— START OF Material supplied —

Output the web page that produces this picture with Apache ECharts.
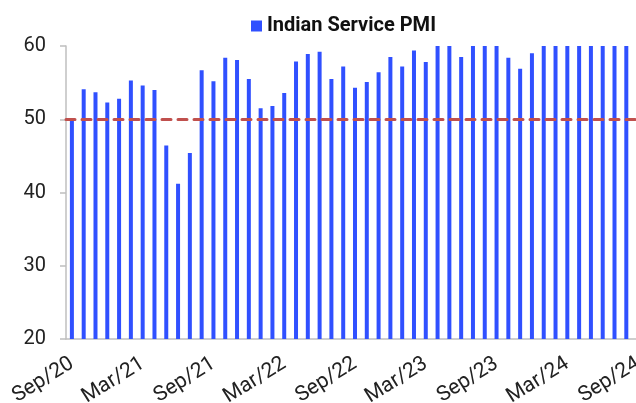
<!DOCTYPE html>
<html>
<head>
<meta charset="utf-8">
<script src="https://cdn.jsdelivr.net/npm/echarts@6/dist/echarts.min.js"></script>
<style>
  html, body { margin: 0; padding: 0; background: #fff; }
  #main { width: 636px; height: 403px; }
</style>
</head>
<body>
<div id="main"></div>
<script>
var chartDom = document.getElementById('main');
var myChart = echarts.init(chartDom);
var option;

// months, Sep/20 .. Sep/24
const months = [
  'Sep/20', 'Oct/20', 'Nov/20', 'Dec/20', 'Jan/21', 'Feb/21',
  'Mar/21', 'Apr/21', 'May/21', 'Jun/21', 'Jul/21', 'Aug/21',
  'Sep/21', 'Oct/21', 'Nov/21', 'Dec/21', 'Jan/22', 'Feb/22',
  'Mar/22', 'Apr/22', 'May/22', 'Jun/22', 'Jul/22', 'Aug/22',
  'Sep/22', 'Oct/22', 'Nov/22', 'Dec/22', 'Jan/23', 'Feb/23',
  'Mar/23', 'Apr/23', 'May/23', 'Jun/23', 'Jul/23', 'Aug/23',
  'Sep/23', 'Oct/23', 'Nov/23', 'Dec/23', 'Jan/24', 'Feb/24',
  'Mar/24', 'Apr/24', 'May/24', 'Jun/24', 'Jul/24', 'Aug/24',
  'Sep/24'
];

const servicePmi = [
  49.8, 54.1, 53.7, 52.3, 52.8, 55.3,
  54.6, 54.0, 46.4, 41.2, 45.4, 56.7,
  55.2, 58.4, 58.1, 55.5, 51.5, 51.8,
  53.6, 57.9, 58.9, 59.2, 55.5, 57.2,
  54.3, 55.1, 56.4, 58.5, 57.2, 59.4,
  57.8, 62.0, 61.2, 58.5, 62.3, 60.1,
  61.0, 58.4, 56.9, 59.0, 61.8, 60.6,
  61.2, 60.8, 60.2, 60.5, 60.3, 60.9,
  57.7
];

const threshold = 50;
const yTicks = { min: 20, max: 60, step: 10 };

const fontFam = 'Roboto, "DejaVu Sans", sans-serif';

option = {
  animation: false,
  backgroundColor: '#fff',
  legend: {
    left: 246,
    top: 11,
    icon: 'rect',
    itemWidth: 11,
    itemHeight: 11,
    itemGap: 6,
    textStyle: { fontFamily: fontFam, fontSize: 20, fontWeight: 'bold', color: '#111' },
    data: ['Indian Service PMI']
  },
  grid: {
    left: 66,
    width: 578,
    top: 46,
    bottom: 64,
    containLabel: false,
    outerBoundsMode: 'none'
  },
  xAxis: {
    type: 'category',
    data: months,
    boundaryGap: true,
    axisLine: { lineStyle: { color: '#bfbfbf', width: 1.5 } },
    axisTick: { interval: 5, length: 6, lineStyle: { color: '#bfbfbf', width: 1.5 } },
    axisLabel: {
      interval: 5,
      rotate: 32,
      margin: 23,
      fontFamily: fontFam,
      fontSize: 21,
      color: '#222'
    },
    splitLine: { show: false }
  },
  yAxis: {
    type: 'value',
    min: yTicks.min,
    max: yTicks.max,
    interval: yTicks.step,
    axisLine: { show: true, lineStyle: { color: '#bfbfbf', width: 1.5 } },
    axisTick: { show: true, length: 6, lineStyle: { color: '#bfbfbf', width: 1.5 } },
    axisLabel: { margin: 20, fontFamily: fontFam, fontSize: 20, color: '#222' },
    splitLine: { show: false }
  },
  series: [
    {
      name: 'Indian Service PMI',
      type: 'bar',
      data: servicePmi,
      barWidth: 4,
      clip: true,
      itemStyle: { color: '#3050ff' },
      markLine: {
        silent: true,
        symbol: 'none',
        label: { show: false },
        lineStyle: {
          color: '#c0504d',
          width: 3,
          type: [9, 7],
          cap: 'round'
        },
        data: [{ yAxis: threshold }]
      }
    }
  ]
};

option && myChart.setOption(option);
</script>
</body>
</html>
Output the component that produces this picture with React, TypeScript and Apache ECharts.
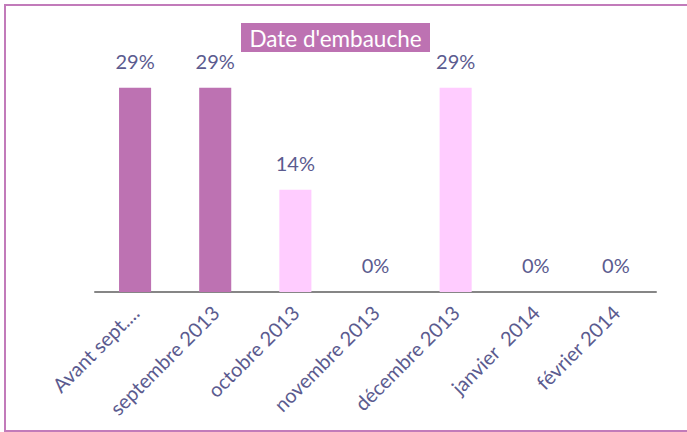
import React, { useEffect, useRef } from "react";
import * as echarts from "echarts";

const categories = [
  "Avant sept....",
  "septembre 2013",
  "octobre 2013",
  "novembre 2013",
  "décembre 2013",
  "janvier  2014",
  "février 2014",
];
const values = [28.57, 28.57, 14.29, 0, 28.57, 0, 0];
const barColors = ["#BD72B2", "#BD72B2", "#FFCCFF", "#FFCCFF", "#FFCCFF", "#FFCCFF", "#FFCCFF"];
const titleText = "Date d'embauche";

const FONT = "Lato, 'Open Sans', sans-serif";

export default function App() {
  const ref = useRef<HTMLDivElement>(null);
  useEffect(() => {
    document.body.style.margin = "0";
    const chart = echarts.init(ref.current!, undefined, { renderer: "svg" });
    chart.setOption({
      animation: false,
      backgroundColor: "#FFFFFF",
      grid: { left: 95, right: 31, top: 6, bottom: 140, containLabel: false },
      xAxis: {
        type: "category",
        data: categories,
        axisLine: { lineStyle: { color: "#868686", width: 2 } },
        axisTick: { show: false },
        axisLabel: {
          interval: 0,
          rotate: 45,
          margin: 17,
          color: "#5B5B8F",
          fontFamily: FONT,
          fontSize: 20,
        },
      },
      yAxis: {
        type: "value",
        min: 0,
        max: 40,
        show: false,
        splitLine: { show: false },
      },
      series: [
        {
          type: "bar",
          barWidth: "40%",
          data: values.map((v, i) => ({ value: v, itemStyle: { color: barColors[i] } })),
          label: {
            show: true,
            position: "top",
            distance: 17,
            color: "#5B5B8F",
            fontFamily: FONT,
            fontSize: 20,
            formatter: (p: any) => Math.round(p.value) + "%",
          },
        },
      ],
      graphic: [
        {
          type: "rect",
          shape: { x: 5, y: 5, width: 700, height: 426 },
          style: { fill: "none", stroke: "#C27BBA", lineWidth: 2 },
          silent: true,
          z: -1,
        },
        {
          type: "rect",
          shape: { x: 241, y: 23, width: 189, height: 29 },
          style: { fill: "#BD72B2" },
          z: 10,
        },
        {
          type: "text",
          x: 335.5,
          y: 38,
          style: {
            text: titleText,
            fill: "#FFFFFF",
            font: "22.5px " + FONT,
            align: "center",
            verticalAlign: "middle",
          },
          z: 11,
        },
      ],
    });
    return () => chart.dispose();
  }, []);
  return <div ref={ref} style={{ width: 687, height: 432 }} />;
}
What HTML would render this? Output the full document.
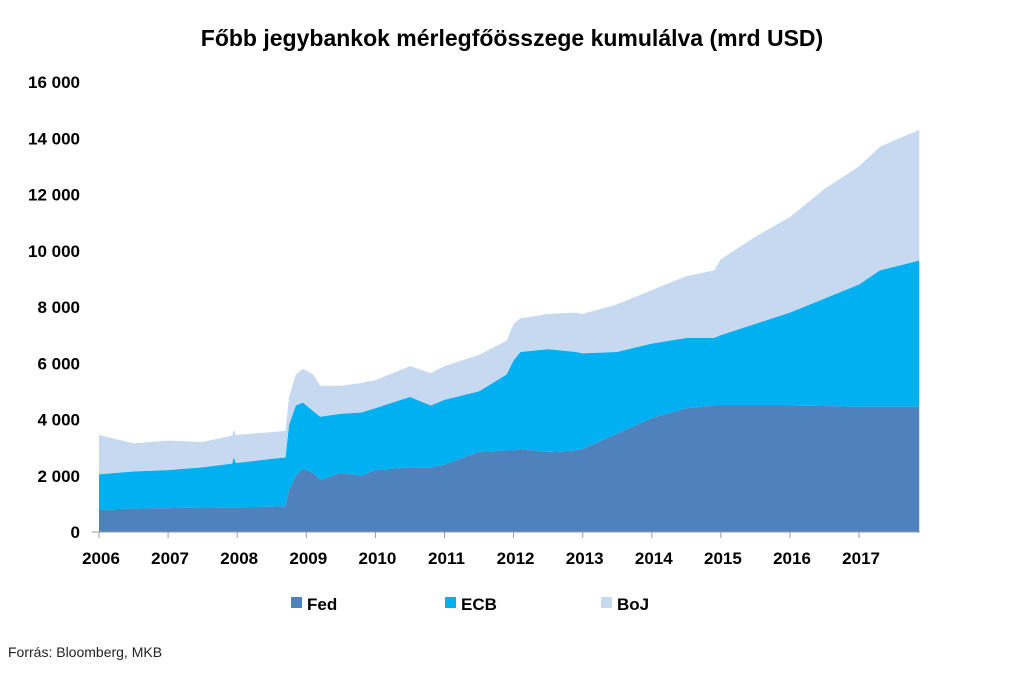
<!DOCTYPE html>
<html><head><meta charset="utf-8">
<style>
body{margin:0;background:#fff;width:1024px;height:669px;overflow:hidden;font-family:"Liberation Sans",sans-serif;}
</style></head>
<body>
<svg width="1024" height="669" xmlns="http://www.w3.org/2000/svg">
<text x="512" y="46" text-anchor="middle" font-size="23" font-weight="bold" fill="#000">Főbb jegybankok mérlegfőösszege kumulálva (mrd USD)</text>
<g id="plot"></g>
<g id="axes"></g>
<g>
<g><rect x="291" y="597" width="11" height="11" fill="#4f81bd"/><text x="307" y="610" font-size="17" font-weight="bold">Fed</text></g>
<g><rect x="445" y="597" width="11" height="11" fill="#00b0f0"/><text x="461" y="610" font-size="17" font-weight="bold">ECB</text></g>
<g><rect x="601" y="597" width="11" height="11" fill="#c6d9f0"/><text x="617" y="610" font-size="17" font-weight="bold">BoJ</text></g>
</g>
<text x="8" y="657" font-size="14" fill="#222">Forrás: Bloomberg, MKB</text>
</svg>
<script>
const times=[2006.0,2006.5,2007.0,2007.5,2007.93,2007.95,2007.98,2008.5,2008.7,2008.75,2008.85,2008.95,2009.1,2009.2,2009.5,2009.8,2010.0,2010.5,2010.8,2011.0,2011.5,2011.9,2012.0,2012.1,2012.5,2012.9,2013.0,2013.5,2014.0,2014.5,2014.9,2015.0,2015.5,2016.0,2016.5,2017.0,2017.3,2017.87];
const fed=[800,830,850,870,880,880,880,900,920,1500,2000,2250,2100,1850,2100,2000,2200,2300,2300,2400,2850,2900,2900,2950,2850,2900,2950,3500,4050,4400,4500,4500,4500,4500,4480,4450,4450,4450];
const ecb=[1250,1320,1350,1430,1550,1770,1570,1700,1730,2300,2500,2350,2200,2250,2100,2250,2200,2500,2200,2300,2150,2700,3200,3450,3650,3500,3400,2900,2650,2500,2400,2500,2900,3300,3820,4350,4850,5200];
const boj=[1400,1000,1050,900,1000,1000,1000,950,950,1000,1100,1200,1300,1100,1000,1050,1000,1100,1150,1200,1300,1200,1300,1200,1250,1400,1400,1700,1900,2200,2400,2700,3100,3400,3900,4200,4400,4650];
const yTicks=[0,2000,4000,6000,8000,10000,12000,14000,16000];
const yTickLabels=["0","2 000","4 000","6 000","8 000","10 000","12 000","14 000","16 000"];
const xYears=[2006,2007,2008,2009,2010,2011,2012,2013,2014,2015,2016,2017];

const NS="http://www.w3.org/2000/svg";
const X=t=>99+(t-2006)*69.1;
const Y=v=>532-v*(450/16000);
const plot=document.getElementById('plot'),axes=document.getElementById('axes');
function area(lower,upper,color,name){
  let d="M"+X(times[0])+","+Y(upper[0]);
  for(let i=1;i<times.length;i++)d+="L"+X(times[i])+","+Y(upper[i]);
  for(let i=times.length-1;i>=0;i--)d+="L"+X(times[i])+","+Y(lower[i]);
  const p=document.createElementNS(NS,'path');
  p.setAttribute('d',d+"Z");p.setAttribute('fill',color);
  
  
  plot.appendChild(p);
}
const zero=times.map(()=>0);
const s1=fed.slice();
const s2=fed.map((v,i)=>v+ecb[i]);
const s3=s2.map((v,i)=>v+boj[i]);
area(s2,s3,'#c6d9f0','boj-area');
area(s1,s2,'#00b0f0','ecb-area');
area(zero,s1,'#4f81bd','fed-area');
const ax=document.createElementNS(NS,'line');
ax.setAttribute('x1',92);ax.setAttribute('x2',920);ax.setAttribute('y1',532);ax.setAttribute('y2',532);ax.setAttribute('stroke','#999');


axes.appendChild(ax);
yTicks.forEach((v,i)=>{
  const t=document.createElementNS(NS,'text');
  t.setAttribute('x',80);t.setAttribute('y',Y(v)+6);t.setAttribute('text-anchor','end');
  t.setAttribute('font-size','17');t.setAttribute('font-weight','bold');
  t.textContent=yTickLabels[i];
  
  
  axes.appendChild(t);
});
xYears.forEach(yr=>{
  const l=document.createElementNS(NS,'line');
  l.setAttribute('x1',X(yr));l.setAttribute('x2',X(yr));l.setAttribute('y1',532);l.setAttribute('y2',538);l.setAttribute('stroke','#999');
  
  
  axes.appendChild(l);
  const t=document.createElementNS(NS,'text');
  t.setAttribute('x',X(yr)+2);t.setAttribute('y',564);t.setAttribute('text-anchor','middle');
  t.setAttribute('font-size','17');t.setAttribute('font-weight','bold');
  t.textContent=yr;
  
  
  axes.appendChild(t);
});
</script>
</body></html>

— END OF Material supplied —

_Problem to work on:_
Only the lines from the one bearing "Output the component" to the one bearing "import * as", both included, should be restated word for word, with pictures left out.

_Exercise answer:_
Output the component that produces this picture with React, TypeScript and Apache ECharts.
import React, { useEffect, useRef } from "react";
import * as echarts from "echarts";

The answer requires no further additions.